Пусть сказанное здесь никого не удивляет. Может быть, вы знаете многих в России, кто бы для отдыха или вдохновения садился вечером с томиком Фета, Анненского или даже Блока? (Специалисты опять же не в счет.) Не будь школьных программ, и Пушкина с Лермонтовым бы почти никто не читал. Англоязычный мир давно отвык от рифмованных стихов. Мои переводы, как обзоры: они нужны очень немногим, но, не принося никакого дохода, доставляют мне огромную радость, а вреда никому не причиняют. Едва ли можно что-нибудь возразить против такого умеренно гедонистического взгляда на жизнь.

«Лермонтов» был замечен, потому что имя узнаваемо: «Герой нашего времени» худо-бедно известен на Западе, а о Тютчеве кто же там слышал, кроме русистов-профессионалов?
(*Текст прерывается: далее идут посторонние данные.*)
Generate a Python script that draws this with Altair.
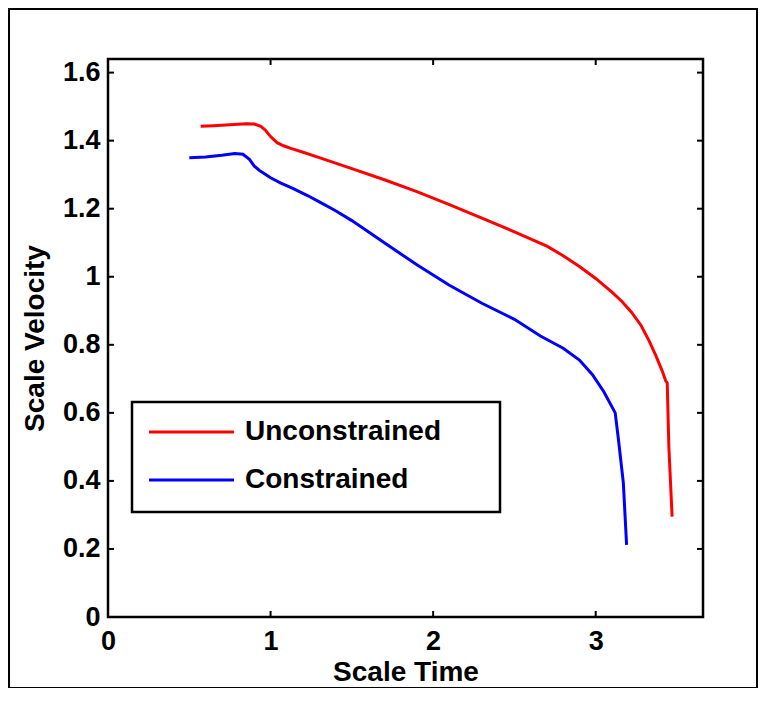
import altair as alt
import pandas as pd

# ---- data ----
unc_t = [0.57, 0.65, 0.75, 0.85, 0.90, 0.94, 0.97, 1.00, 1.04, 1.08, 1.12, 1.20, 1.30,
         1.40, 1.50, 1.70, 1.90, 2.10, 2.30, 2.50, 2.70, 2.80, 2.90, 3.00, 3.10, 3.16, 3.22,
         3.28, 3.33, 3.37, 3.41, 3.43, 3.44, 3.45, 3.47]
unc_v = [1.442, 1.444, 1.447, 1.450, 1.449, 1.442, 1.430, 1.412, 1.394, 1.385, 1.378,
         1.366, 1.350, 1.334, 1.318, 1.285, 1.250, 1.212, 1.172, 1.132, 1.090, 1.062, 1.030,
         0.995, 0.955, 0.928, 0.896, 0.856, 0.810, 0.768, 0.722, 0.695, 0.688, 0.500, 0.295]

con_t = [0.50, 0.60, 0.70, 0.78, 0.83, 0.87, 0.90, 0.93, 1.00, 1.06, 1.14, 1.23, 1.30,
         1.40, 1.50, 1.70, 1.90, 2.10, 2.30, 2.50, 2.66, 2.80, 2.90, 2.98, 3.05, 3.12, 3.14,
         3.17, 3.19]
con_v = [1.350, 1.352, 1.357, 1.362, 1.360, 1.345, 1.325, 1.313, 1.291, 1.276, 1.259,
         1.238, 1.220, 1.194, 1.165, 1.100, 1.035, 0.975, 0.922, 0.875, 0.826, 0.790, 0.755,
         0.712, 0.662, 0.600, 0.521, 0.394, 0.212]

series_names = ["Unconstrained", "Constrained"]
series_colors = ["#ff0000", "#0000ff"]

x_ticks = [0, 1, 2, 3]
y_ticks = [0, 0.2, 0.4, 0.6, 0.8, 1.0, 1.2, 1.4, 1.6]
x_domain = [0, 3.66]
y_domain = [0, 1.64]

W, H = 595, 558
FONT = "Liberation Sans"
FS = 27
FT = 28

df = pd.concat([
    pd.DataFrame({"t": unc_t, "v": unc_v, "series": series_names[0], "order": range(len(unc_t))}),
    pd.DataFrame({"t": con_t, "v": con_v, "series": series_names[1], "order": range(len(con_t))}),
])

xs = alt.Scale(domain=x_domain, nice=False, zero=False)
ys = alt.Scale(domain=y_domain, nice=False, zero=False)

lines = alt.Chart(df).mark_line(strokeWidth=3, clip=True).encode(
    x=alt.X("t:Q", scale=xs,
            axis=alt.Axis(values=x_ticks, title="Scale Time", ticks=False, domain=False,
                          grid=False, labelPadding=11, labelFontSize=FS, labelFont=FONT,
                          labelFontWeight="bold", labelColor="black", format="d",
                          labelFlush=False,
                          titleFontSize=FT, titleFont=FONT, titleFontWeight="bold",
                          titleColor="black", titleBaseline="middle", titleY=55, titleX=W / 2)),
    y=alt.Y("v:Q", scale=ys,
            axis=alt.Axis(values=y_ticks, title="Scale Velocity", ticks=False, domain=False,
                          grid=False, labelPadding=8, labelFontSize=FS, labelFont=FONT,
                          labelFontWeight="bold", labelColor="black", labelFlush=False,
                          labelExpr="datum.value == 1 ? '1' : datum.value == 0 ? '0' : format(datum.value, '.1f')",
                          titleFontSize=FT, titleFont=FONT, titleFontWeight="bold",
                          titleColor="black", titleBaseline="middle", titleX=-73, titleY=H / 2)),
    color=alt.Color("series:N", scale=alt.Scale(domain=series_names, range=series_colors), legend=None),
    order="order:Q",
    detail="series:N",
)

TL = 6
xt = pd.DataFrame({"t": x_ticks})
yt = pd.DataFrame({"v": y_ticks})
tick_b = alt.Chart(xt).mark_rule(color="black", strokeWidth=2).encode(
    x=alt.X("t:Q", scale=xs), y=alt.value(H), y2=alt.value(H - TL))
tick_t = alt.Chart(xt).mark_rule(color="black", strokeWidth=2).encode(
    x=alt.X("t:Q", scale=xs), y=alt.value(0), y2=alt.value(TL))
tick_l = alt.Chart(yt).mark_rule(color="black", strokeWidth=2).encode(
    y=alt.Y("v:Q", scale=ys), x=alt.value(0), x2=alt.value(TL))
tick_r = alt.Chart(yt).mark_rule(color="black", strokeWidth=2).encode(
    y=alt.Y("v:Q", scale=ys), x=alt.value(W), x2=alt.value(W - TL))

# outer figure frame
frame = alt.Chart(pd.DataFrame({"a": [0]})).mark_rect(
    fillOpacity=0, stroke="black", strokeWidth=2).encode(
    x=alt.value(-99), x2=alt.value(649), y=alt.value(-50), y2=alt.value(629))

# legend
leg_box = alt.Chart(pd.DataFrame({"a": [0]})).mark_rect(
    fill="white", stroke="black", strokeWidth=2.5).encode(
    x=alt.value(24), x2=alt.value(392), y=alt.value(343), y2=alt.value(453))
leg_items = []
for i, (name, col) in enumerate(zip(series_names, series_colors)):
    yy = 373 + 48 * i
    leg_items.append(alt.Chart(pd.DataFrame({"a": [0]})).mark_rule(color=col, strokeWidth=3).encode(
        x=alt.value(41), x2=alt.value(126), y=alt.value(yy)))
    leg_items.append(alt.Chart(pd.DataFrame({"a": [0]})).mark_text(
        text=name, align="left", baseline="middle", fontSize=FT, font=FONT,
        fontWeight="bold", color="black").encode(x=alt.value(137), y=alt.value(yy)))

chart = alt.layer(frame, lines, tick_b, tick_t, tick_l, tick_r, leg_box, *leg_items).properties(
    width=W, height=H,
    autosize=alt.AutoSizeParams(type="none"),
    padding={"left": 100, "top": 51, "right": 56, "bottom": 71},
    background="white",
).configure_view(stroke="black", strokeWidth=2.5)

chart.save("out.html", embed_options={"renderer": "svg", "actions": False})
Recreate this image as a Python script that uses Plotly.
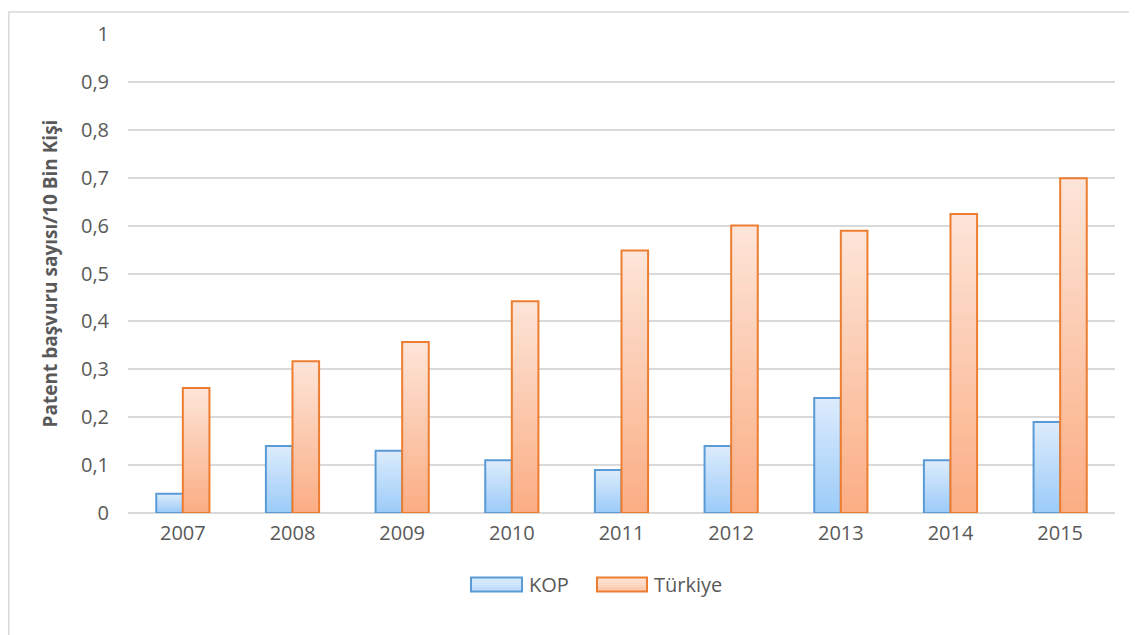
import plotly.graph_objects as go

years = ["2007", "2008", "2009", "2010", "2011", "2012", "2013", "2014", "2015"]
kop = [0.04, 0.14, 0.13, 0.11, 0.09, 0.14, 0.24, 0.11, 0.19]
turkiye = [0.261, 0.317, 0.357, 0.442, 0.548, 0.600, 0.589, 0.624, 0.699]
y_ticks = [0, 0.1, 0.2, 0.3, 0.4, 0.5, 0.6, 0.7, 0.8, 0.9, 1]

series = [
    ("KOP", kop, (221, 236, 252), (155, 203, 249), "#5B9BD5"),
    ("Türkiye", turkiye, (253, 229, 217), (251, 173, 131), "#ED7D31"),
]

# page body has ~8px margin; compensate
OFF = 8
W, H = 1137 - OFF, 635 - OFF
L, R, T, B = 120, 22, 23, 122
pw, ph = W - L - R, H - T - B


def px(sx):
    return (sx - OFF - L) / pw


def py(sy):
    return (H - B - (sy - OFF)) / ph


def rgb(c):
    return "rgb(%d,%d,%d)" % c


fig = go.Figure()
N = 30
for gi, (name, vals, top_c, bot_c, line_c) in enumerate(series):
    og = str(gi)
    for k in range(N, 0, -1):
        f = k / N
        t = (k - 0.5) / N
        c = tuple(round(bot_c[i] + (top_c[i] - bot_c[i]) * t) for i in range(3))
        fig.add_trace(go.Bar(x=years, y=[v * f for v in vals], offsetgroup=og,
                             marker=dict(color=rgb(c), line=dict(width=0)),
                             showlegend=False, hoverinfo="skip"))
    fig.add_trace(go.Bar(x=years, y=vals, offsetgroup=og, name=name,
                         marker=dict(color="rgba(0,0,0,0)", line=dict(color=line_c, width=2)),
                         showlegend=False))

# custom legend (wide swatches like the original)
shapes = []
annotations = []
legend_pos = [(471, 522, 527), (597, 647, 652)]
sy0, sy1 = 578, 592
for (name, vals, top_c, bot_c, line_c), (x0, x1, tx) in zip(series, legend_pos):
    nb = 6
    for b in range(nb):
        t = 1 - (b + 0.5) / nb
        c = tuple(round(bot_c[i] + (top_c[i] - bot_c[i]) * (0.35 + 0.65 * t)) for i in range(3))
        ya = sy0 + (sy1 - sy0) * b / nb
        yb = sy0 + (sy1 - sy0) * (b + 1) / nb
        shapes.append(dict(type="rect", xref="paper", yref="paper",
                           x0=px(x0), x1=px(x1), y0=py(yb), y1=py(ya),
                           line=dict(width=0), fillcolor=rgb(c)))
    shapes.append(dict(type="rect", xref="paper", yref="paper",
                       x0=px(x0), x1=px(x1), y0=py(sy1), y1=py(sy0),
                       line=dict(color=line_c, width=2), fillcolor="rgba(0,0,0,0)"))
    annotations.append(dict(text=name, xref="paper", yref="paper", x=px(tx), y=py((sy0 + sy1) / 2),
                            xanchor="left", yanchor="middle", showarrow=False,
                            font=dict(size=20, color="#595959")))

shapes.append(dict(type="rect", xref="paper", yref="paper",
                   x0=(0.75 - L) / pw, x1=(W + 20 - L) / pw,
                   y0=(H - B - (H + 20)) / ph, y1=(H - B - 0.75) / ph,
                   line=dict(color="#D9D9D9", width=1.5), fillcolor="rgba(0,0,0,0)", layer="below"))

fig.update_layout(
    width=W, height=H,
    margin=dict(l=L, r=R, t=T, b=B),
    barmode="group", bargap=0.515, bargroupgap=0,
    paper_bgcolor="white", plot_bgcolor="white",
    separators=", ",
    showlegend=False,
    font=dict(family="Open Sans, Liberation Sans, sans-serif", color="#595959", size=20),
    xaxis=dict(showgrid=False, showline=False, ticks="", ticklabelstandoff=6,
               tickfont=dict(size=20, color="#595959")),
    yaxis=dict(range=[0, 1], tickvals=y_ticks, showgrid=True, gridcolor="#D9D9D9", gridwidth=1.5,
               zeroline=True, zerolinecolor="#D9D9D9", zerolinewidth=1.5,
               showline=False, ticks="", ticklabelstandoff=18,
               tickfont=dict(size=20, color="#595959"),
               title=dict(text="<b>Patent başvuru sayısı/10 Bin Kişi</b>", standoff=18,
                          font=dict(size=19, color="#595959"))),
    shapes=shapes,
    annotations=annotations,
)

fig.write_html("out.html")
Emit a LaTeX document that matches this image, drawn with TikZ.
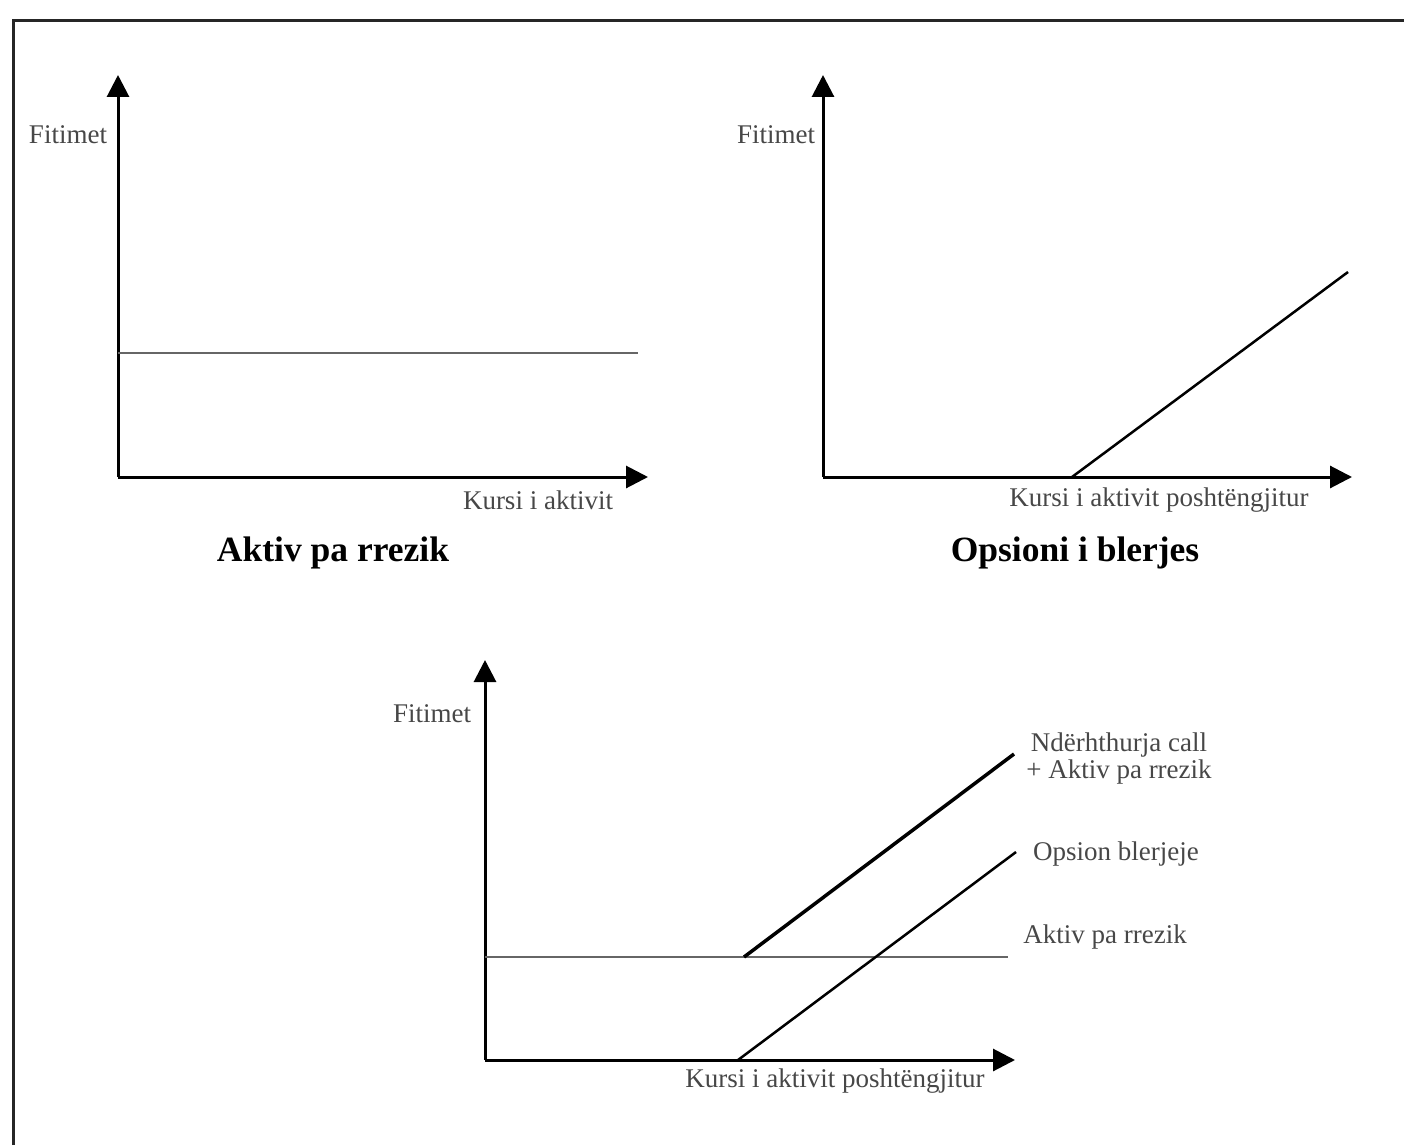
\documentclass[tikz,border=0pt]{standalone}
\usepackage{fontspec}
\setmainfont{Liberation Serif}
\usetikzlibrary{arrows.meta}
\begin{document}
\begin{tikzpicture}[x=1pt,y=-1pt,
  axis/.style={line width=3pt, -{Triangle[length=22pt,width=22pt]}},
  lbl/.style={text=black!72, font=\fontsize{27}{27}\selectfont, inner sep=0pt},
  ttl/.style={font=\bfseries\fontsize{35.5}{40}\selectfont, inner sep=0pt},
  flat/.style={line width=2pt, black!60},
  payoff/.style={line width=2.5pt},
  combo/.style={line width=3.5pt},
]
\useasboundingbox (0,0) rectangle (1404,1145);
% outer frame (left and top edges)
\draw[line width=3pt, black!85] (13,1145) -- (13,21) -- (1404,21);

% ---- risk-free asset ----
\coordinate (o1) at (118,477);
\coordinate (y1) at (118,75);
\coordinate (x1) at (648,477);
\coordinate (f1a) at (118,353);
\coordinate (f1b) at (638,353);
\draw[axis] (o1) -- (y1);
\draw[axis] (o1) -- (x1);
\draw[flat] (f1a) -- (f1b);
\node[lbl] (fit1) at (68,135) {Fitimet};
\node[lbl] (kur1) at (538,500) {Kursi i aktivit};
\node[ttl] (t1) at (333,553) {Aktiv pa rrezik};

% ---- call option ----
\coordinate (o2) at (823,477);
\coordinate (y2) at (823,75);
\coordinate (x2) at (1352,477);
\coordinate (k2) at (1072,477);
\coordinate (e2) at (1348,272);
\draw[axis] (o2) -- (y2);
\draw[axis] (o2) -- (x2);
\draw[payoff] (k2) -- (e2);
\node[lbl] (fit2) at (776,135) {Fitimet};
\node[lbl] (kur2) at (1159,500) {Kursi i aktivit poshtëngjitur};
\node[ttl] (t2) at (1075,553) {Opsioni i blerjes};

% ---- combination ----
\coordinate (o3) at (485,1060);
\coordinate (y3) at (485,660);
\coordinate (x3) at (1015,1060);
\coordinate (f3a) at (485,957);
\coordinate (f3b) at (1008,957);
\coordinate (c3a) at (744,957);
\coordinate (c3b) at (1014,754);
\coordinate (k3) at (738,1060);
\coordinate (e3) at (1016,852);
\draw[axis] (o3) -- (y3);
\draw[axis] (o3) -- (x3);
\draw[flat] (f3a) -- (f3b);
\draw[payoff] (k3) -- (e3);
\draw[combo] (c3a) -- (c3b);
\node[lbl] (fit3) at (432,714) {Fitimet};
\node[lbl, align=center] (nd3) at (1119,758) {Ndërhthurja call\\+ Aktiv pa rrezik};
\node[lbl] (op3) at (1116,854) {Opsion blerjeje};
\node[lbl] (ak3) at (1105,937) {Aktiv pa rrezik};
\node[lbl] (kur3) at (835,1081) {Kursi i aktivit poshtëngjitur};
\end{tikzpicture}
\end{document}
Рецензии, впрочем, были сплошь хвалебными. Да, и возвращаясь к России, многие ли там знают из Тютчева что-нибудь, кроме двух стихотворений, включенных в детские хрестоматии, и «Умом Россию не понять»? Мои переводы так и останутся откровением для студентов.

ЕЦ В издательстве «Языки славянских культур» вышли сонеты Шекспира в вашем переводе. Вы работали над ними почти сорок лет: первые ваши переводы сонетов появились в журнале Север еще до вашей эмиграции. Чем так настойчиво притягивает вас Шекспир?

АЛ …Не то, чтобы «работал», а переводил урывками полжизни, и, только когда увидел, что осталось не так много, довел до конца. Есть поэты, которые, чем старше становишься, тем ближе они делаются. Таков Пушкин. Таков и Шекспир. В молодости я, как все, восхищался его звонкими и броскими сонетами (в России ведь культ 66-ого: его переводили несметное количество раз); повзрослев, я оценил самые темные, самые трагические из них. В переводе все они много теряют из-за отдаленности эпохи, невоспроизводимой архаичности языка, который, конечно, тогда не был архаичным, и нерасшифровываемости многих намеков. Подобно всем моим предшественникам, я надеялся, что передам красоту и дух сонетов лучше других. Не мне судить, достиг ли я своей цели. Книга вышла в 2016 году. Ей предшествовала моя статья «Как переводить сонеты Шекспира?» в «Вестнике МГУ». Ни на статью, ни на книгу не было, насколько мне известно, ни одного отзыва.

ЕЦ В своих мемуарных заметках вы создали своеобразный портрет академической Америки. У меня не раз возникал вопрос – удобно ли вам существовать в этой необычной нише?

АЛ Ниша для того и существует, чтобы чувствовать себя в ней уютно. Помните Карла Ивановича, воспитателя Николеньки Иртеньева? Он слушал, молчал, пил свою рюмочку, курил свою трубочку. Так и я, разве что никогда не курил, а молчу не всегда. Соединенные Штаты – большая страна. По университетам ходят толпы опьяненных своими прогрессивными взглядами преподавателей и студентов, а кое-кто вроде меня держится от этой толпы подальше. Я в нише, а не в футляре. Студенты охотно записываются на мои курсы, на которые в зависимости от предмета приходят от десяти до 170 человек, и у меня с ними всегда хороший контакт. Я без стеснения рассказываю им о вещах, о которых не знают или молчат другие, и часто оказывается, что моя ниша не так тесна, как может показаться: многие молодые люди становятся моими соседями.

Я с грустью смотрю на оскудение, я бы даже сказал одичание, современной лингвистики. К счастью, я занимаюсь историческим языкознанием, а в этой области дышать почти можно. То же относится к истории литературы, мифам и фольклору. Кроме того, здесь ведь не Советский Союз, и в тюрьму за академическое инакомыслие в гуманитарной области не сажают. Правда, и на работу не возьмут: кому нужен диссидент, возмутитель спокойствия? Но мне повезло, как везло не раз и не два: мои темы далеки от политики, а контракт у меня постоянный. Я всегда верил, что есть на небе ангел, который озабочен и моей судьбой: не пускал туда, куда я рвался по глупости; открывал, казалось бы, намертво запертую дверь; в самый неожиданный момент осенял нужной идеей. В отличие от Карла Ивановича, который был несчастен уже в утробе своей матери, я очень счастливый человек.